Make an exact copy of all the material below, apart from the pictures.

Start of DATA LINES

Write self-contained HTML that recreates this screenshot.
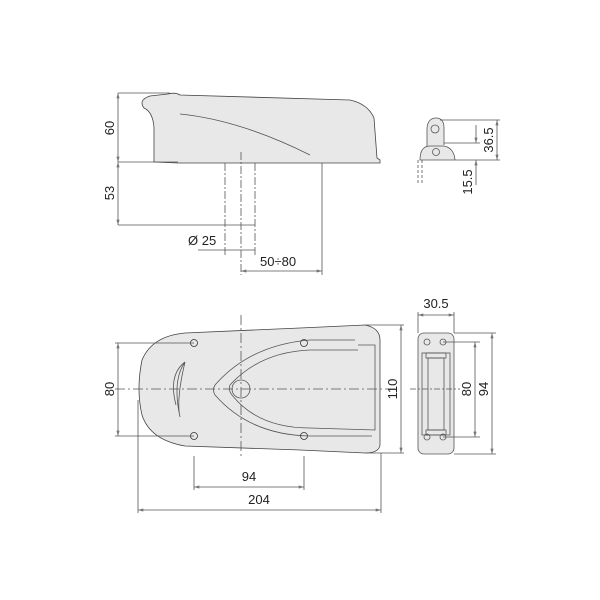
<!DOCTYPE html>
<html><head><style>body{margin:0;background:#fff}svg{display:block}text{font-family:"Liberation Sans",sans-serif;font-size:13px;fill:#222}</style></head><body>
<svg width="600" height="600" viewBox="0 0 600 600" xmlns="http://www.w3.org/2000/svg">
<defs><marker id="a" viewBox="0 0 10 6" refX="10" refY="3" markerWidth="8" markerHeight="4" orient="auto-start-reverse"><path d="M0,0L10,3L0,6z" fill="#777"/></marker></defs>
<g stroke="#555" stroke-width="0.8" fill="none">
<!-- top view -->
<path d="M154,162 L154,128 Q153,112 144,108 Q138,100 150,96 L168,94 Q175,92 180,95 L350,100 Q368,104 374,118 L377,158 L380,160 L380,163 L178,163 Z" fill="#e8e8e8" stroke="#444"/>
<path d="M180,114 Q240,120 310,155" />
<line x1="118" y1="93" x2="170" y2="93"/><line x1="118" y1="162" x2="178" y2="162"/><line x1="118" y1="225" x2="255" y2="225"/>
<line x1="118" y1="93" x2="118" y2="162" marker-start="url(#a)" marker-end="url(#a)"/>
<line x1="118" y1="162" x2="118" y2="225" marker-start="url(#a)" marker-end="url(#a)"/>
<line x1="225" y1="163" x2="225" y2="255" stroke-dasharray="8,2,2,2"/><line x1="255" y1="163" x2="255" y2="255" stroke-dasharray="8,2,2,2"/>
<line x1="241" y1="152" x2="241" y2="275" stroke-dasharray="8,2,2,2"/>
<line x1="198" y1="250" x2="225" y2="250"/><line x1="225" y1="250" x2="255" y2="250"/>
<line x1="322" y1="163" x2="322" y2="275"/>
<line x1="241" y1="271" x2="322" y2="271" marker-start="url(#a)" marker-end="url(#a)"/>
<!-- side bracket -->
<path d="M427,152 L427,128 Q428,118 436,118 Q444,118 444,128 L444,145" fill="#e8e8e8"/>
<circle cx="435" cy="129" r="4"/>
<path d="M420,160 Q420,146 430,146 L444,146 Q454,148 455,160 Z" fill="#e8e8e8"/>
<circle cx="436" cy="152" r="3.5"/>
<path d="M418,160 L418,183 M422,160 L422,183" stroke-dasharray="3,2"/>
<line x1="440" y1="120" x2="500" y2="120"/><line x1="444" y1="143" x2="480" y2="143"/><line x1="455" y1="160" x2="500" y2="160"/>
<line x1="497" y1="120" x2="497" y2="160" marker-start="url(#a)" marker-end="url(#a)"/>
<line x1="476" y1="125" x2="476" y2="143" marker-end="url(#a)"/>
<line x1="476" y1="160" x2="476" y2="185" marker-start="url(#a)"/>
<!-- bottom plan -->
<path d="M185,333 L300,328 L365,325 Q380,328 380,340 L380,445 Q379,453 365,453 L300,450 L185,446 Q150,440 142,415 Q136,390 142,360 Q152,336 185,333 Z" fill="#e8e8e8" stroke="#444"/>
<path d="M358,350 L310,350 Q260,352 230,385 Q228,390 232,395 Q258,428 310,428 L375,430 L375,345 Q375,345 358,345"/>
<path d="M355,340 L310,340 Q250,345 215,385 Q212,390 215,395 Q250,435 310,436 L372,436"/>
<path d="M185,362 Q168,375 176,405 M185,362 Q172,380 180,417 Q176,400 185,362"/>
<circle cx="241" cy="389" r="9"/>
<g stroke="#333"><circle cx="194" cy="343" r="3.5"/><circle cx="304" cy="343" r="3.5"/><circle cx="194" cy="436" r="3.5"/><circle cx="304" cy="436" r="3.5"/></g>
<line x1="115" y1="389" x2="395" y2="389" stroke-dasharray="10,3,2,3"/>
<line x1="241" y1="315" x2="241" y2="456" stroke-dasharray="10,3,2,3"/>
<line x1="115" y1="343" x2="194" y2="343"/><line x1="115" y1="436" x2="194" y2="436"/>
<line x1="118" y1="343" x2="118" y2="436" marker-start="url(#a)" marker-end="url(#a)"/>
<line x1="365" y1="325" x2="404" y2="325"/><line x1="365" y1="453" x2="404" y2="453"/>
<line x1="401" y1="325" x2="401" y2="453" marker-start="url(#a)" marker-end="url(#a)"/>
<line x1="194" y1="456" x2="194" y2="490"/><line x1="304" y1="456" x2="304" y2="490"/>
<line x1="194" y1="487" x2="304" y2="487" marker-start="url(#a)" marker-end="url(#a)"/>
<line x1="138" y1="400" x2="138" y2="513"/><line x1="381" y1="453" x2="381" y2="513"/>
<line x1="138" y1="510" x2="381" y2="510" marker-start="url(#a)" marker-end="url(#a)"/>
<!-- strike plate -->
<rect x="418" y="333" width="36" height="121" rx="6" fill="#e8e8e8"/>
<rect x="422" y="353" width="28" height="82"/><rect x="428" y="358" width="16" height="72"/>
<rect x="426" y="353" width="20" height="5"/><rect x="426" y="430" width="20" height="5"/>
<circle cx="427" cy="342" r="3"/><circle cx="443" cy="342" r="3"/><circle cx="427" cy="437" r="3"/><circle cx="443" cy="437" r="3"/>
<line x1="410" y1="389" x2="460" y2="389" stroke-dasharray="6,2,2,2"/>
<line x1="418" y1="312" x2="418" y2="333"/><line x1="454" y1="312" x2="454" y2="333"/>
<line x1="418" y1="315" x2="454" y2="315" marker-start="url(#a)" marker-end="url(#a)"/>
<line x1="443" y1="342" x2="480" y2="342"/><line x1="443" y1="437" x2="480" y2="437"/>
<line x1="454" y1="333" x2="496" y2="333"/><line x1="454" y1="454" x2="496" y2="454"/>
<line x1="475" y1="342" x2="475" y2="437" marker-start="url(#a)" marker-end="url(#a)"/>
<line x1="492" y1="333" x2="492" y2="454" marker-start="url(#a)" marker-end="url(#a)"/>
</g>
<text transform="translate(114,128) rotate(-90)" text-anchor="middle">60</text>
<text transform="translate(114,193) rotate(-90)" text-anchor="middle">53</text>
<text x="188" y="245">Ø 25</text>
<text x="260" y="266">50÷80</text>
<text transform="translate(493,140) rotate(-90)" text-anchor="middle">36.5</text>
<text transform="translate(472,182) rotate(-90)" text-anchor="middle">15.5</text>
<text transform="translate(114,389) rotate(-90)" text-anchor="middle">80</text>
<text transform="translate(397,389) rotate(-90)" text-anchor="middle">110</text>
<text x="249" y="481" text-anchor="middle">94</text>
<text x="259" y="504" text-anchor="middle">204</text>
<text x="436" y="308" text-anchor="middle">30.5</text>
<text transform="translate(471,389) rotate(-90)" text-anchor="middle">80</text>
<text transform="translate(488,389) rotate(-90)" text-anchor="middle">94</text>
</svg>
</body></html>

End of DATA LINES

▶ _RESULT OF THE EXERCISE_:
Write self-contained HTML that recreates this screenshot.
<!DOCTYPE html>
<html><head><style>body{margin:0;background:#fff}svg{display:block}text{font-family:"Liberation Sans",sans-serif;font-size:13px;fill:#222}</style></head><body>
<svg width="600" height="600" viewBox="0 0 600 600" xmlns="http://www.w3.org/2000/svg">
<defs><marker id="a" viewBox="0 0 10 6" refX="10" refY="3" markerWidth="8" markerHeight="4" orient="auto-start-reverse"><path d="M0,0L10,3L0,6z" fill="#777"/></marker></defs>
<g stroke="#555" stroke-width="0.8" fill="none">
<!-- top view -->
<path d="M154,162 L154,128 Q153,112 144,108 Q138,100 150,96 L168,94 Q175,92 180,95 L350,100 Q368,104 374,118 L377,158 L380,160 L380,163 L178,163 Z" fill="#e8e8e8" stroke="#444"/>
<path d="M180,114 Q240,120 310,155" />
<line x1="118" y1="93" x2="170" y2="93"/><line x1="118" y1="162" x2="178" y2="162"/><line x1="118" y1="225" x2="255" y2="225"/>
<line x1="118" y1="93" x2="118" y2="162" marker-start="url(#a)" marker-end="url(#a)"/>
<line x1="118" y1="162" x2="118" y2="225" marker-start="url(#a)" marker-end="url(#a)"/>
<line x1="225" y1="163" x2="225" y2="255" stroke-dasharray="8,2,2,2"/><line x1="255" y1="163" x2="255" y2="255" stroke-dasharray="8,2,2,2"/>
<line x1="241" y1="152" x2="241" y2="275" stroke-dasharray="8,2,2,2"/>
<line x1="198" y1="250" x2="225" y2="250"/><line x1="225" y1="250" x2="255" y2="250"/>
<line x1="322" y1="163" x2="322" y2="275"/>
<line x1="241" y1="271" x2="322" y2="271" marker-start="url(#a)" marker-end="url(#a)"/>
<!-- side bracket -->
<path d="M427,152 L427,128 Q428,118 436,118 Q444,118 444,128 L444,145" fill="#e8e8e8"/>
<circle cx="435" cy="129" r="4"/>
<path d="M420,160 Q420,146 430,146 L444,146 Q454,148 455,160 Z" fill="#e8e8e8"/>
<circle cx="436" cy="152" r="3.5"/>
<path d="M418,160 L418,183 M422,160 L422,183" stroke-dasharray="3,2"/>
<line x1="440" y1="120" x2="500" y2="120"/><line x1="444" y1="143" x2="480" y2="143"/><line x1="455" y1="160" x2="500" y2="160"/>
<line x1="497" y1="120" x2="497" y2="160" marker-start="url(#a)" marker-end="url(#a)"/>
<line x1="476" y1="125" x2="476" y2="143" marker-end="url(#a)"/>
<line x1="476" y1="160" x2="476" y2="185" marker-start="url(#a)"/>
<!-- bottom plan -->
<path d="M185,333 L300,328 L365,325 Q380,328 380,340 L380,445 Q379,453 365,453 L300,450 L185,446 Q150,440 142,415 Q136,390 142,360 Q152,336 185,333 Z" fill="#e8e8e8" stroke="#444"/>
<path d="M358,350 L310,350 Q260,352 230,385 Q228,390 232,395 Q258,428 310,428 L375,430 L375,345 Q375,345 358,345"/>
<path d="M355,340 L310,340 Q250,345 215,385 Q212,390 215,395 Q250,435 310,436 L372,436"/>
<path d="M185,362 Q168,375 176,405 M185,362 Q172,380 180,417 Q176,400 185,362"/>
<circle cx="241" cy="389" r="9"/>
<g stroke="#333"><circle cx="194" cy="343" r="3.5"/><circle cx="304" cy="343" r="3.5"/><circle cx="194" cy="436" r="3.5"/><circle cx="304" cy="436" r="3.5"/></g>
<line x1="115" y1="389" x2="395" y2="389" stroke-dasharray="10,3,2,3"/>
<line x1="241" y1="315" x2="241" y2="456" stroke-dasharray="10,3,2,3"/>
<line x1="115" y1="343" x2="194" y2="343"/><line x1="115" y1="436" x2="194" y2="436"/>
<line x1="118" y1="343" x2="118" y2="436" marker-start="url(#a)" marker-end="url(#a)"/>
<line x1="365" y1="325" x2="404" y2="325"/><line x1="365" y1="453" x2="404" y2="453"/>
<line x1="401" y1="325" x2="401" y2="453" marker-start="url(#a)" marker-end="url(#a)"/>
<line x1="194" y1="456" x2="194" y2="490"/><line x1="304" y1="456" x2="304" y2="490"/>
<line x1="194" y1="487" x2="304" y2="487" marker-start="url(#a)" marker-end="url(#a)"/>
<line x1="138" y1="400" x2="138" y2="513"/><line x1="381" y1="453" x2="381" y2="513"/>
<line x1="138" y1="510" x2="381" y2="510" marker-start="url(#a)" marker-end="url(#a)"/>
<!-- strike plate -->
<rect x="418" y="333" width="36" height="121" rx="6" fill="#e8e8e8"/>
<rect x="422" y="353" width="28" height="82"/><rect x="428" y="358" width="16" height="72"/>
<rect x="426" y="353" width="20" height="5"/><rect x="426" y="430" width="20" height="5"/>
<circle cx="427" cy="342" r="3"/><circle cx="443" cy="342" r="3"/><circle cx="427" cy="437" r="3"/><circle cx="443" cy="437" r="3"/>
<line x1="410" y1="389" x2="460" y2="389" stroke-dasharray="6,2,2,2"/>
<line x1="418" y1="312" x2="418" y2="333"/><line x1="454" y1="312" x2="454" y2="333"/>
<line x1="418" y1="315" x2="454" y2="315" marker-start="url(#a)" marker-end="url(#a)"/>
<line x1="443" y1="342" x2="480" y2="342"/><line x1="443" y1="437" x2="480" y2="437"/>
<line x1="454" y1="333" x2="496" y2="333"/><line x1="454" y1="454" x2="496" y2="454"/>
<line x1="475" y1="342" x2="475" y2="437" marker-start="url(#a)" marker-end="url(#a)"/>
<line x1="492" y1="333" x2="492" y2="454" marker-start="url(#a)" marker-end="url(#a)"/>
</g>
<text transform="translate(114,128) rotate(-90)" text-anchor="middle">60</text>
<text transform="translate(114,193) rotate(-90)" text-anchor="middle">53</text>
<text x="188" y="245">Ø 25</text>
<text x="260" y="266">50÷80</text>
<text transform="translate(493,140) rotate(-90)" text-anchor="middle">36.5</text>
<text transform="translate(472,182) rotate(-90)" text-anchor="middle">15.5</text>
<text transform="translate(114,389) rotate(-90)" text-anchor="middle">80</text>
<text transform="translate(397,389) rotate(-90)" text-anchor="middle">110</text>
<text x="249" y="481" text-anchor="middle">94</text>
<text x="259" y="504" text-anchor="middle">204</text>
<text x="436" y="308" text-anchor="middle">30.5</text>
<text transform="translate(471,389) rotate(-90)" text-anchor="middle">80</text>
<text transform="translate(488,389) rotate(-90)" text-anchor="middle">94</text>
</svg>
</body></html>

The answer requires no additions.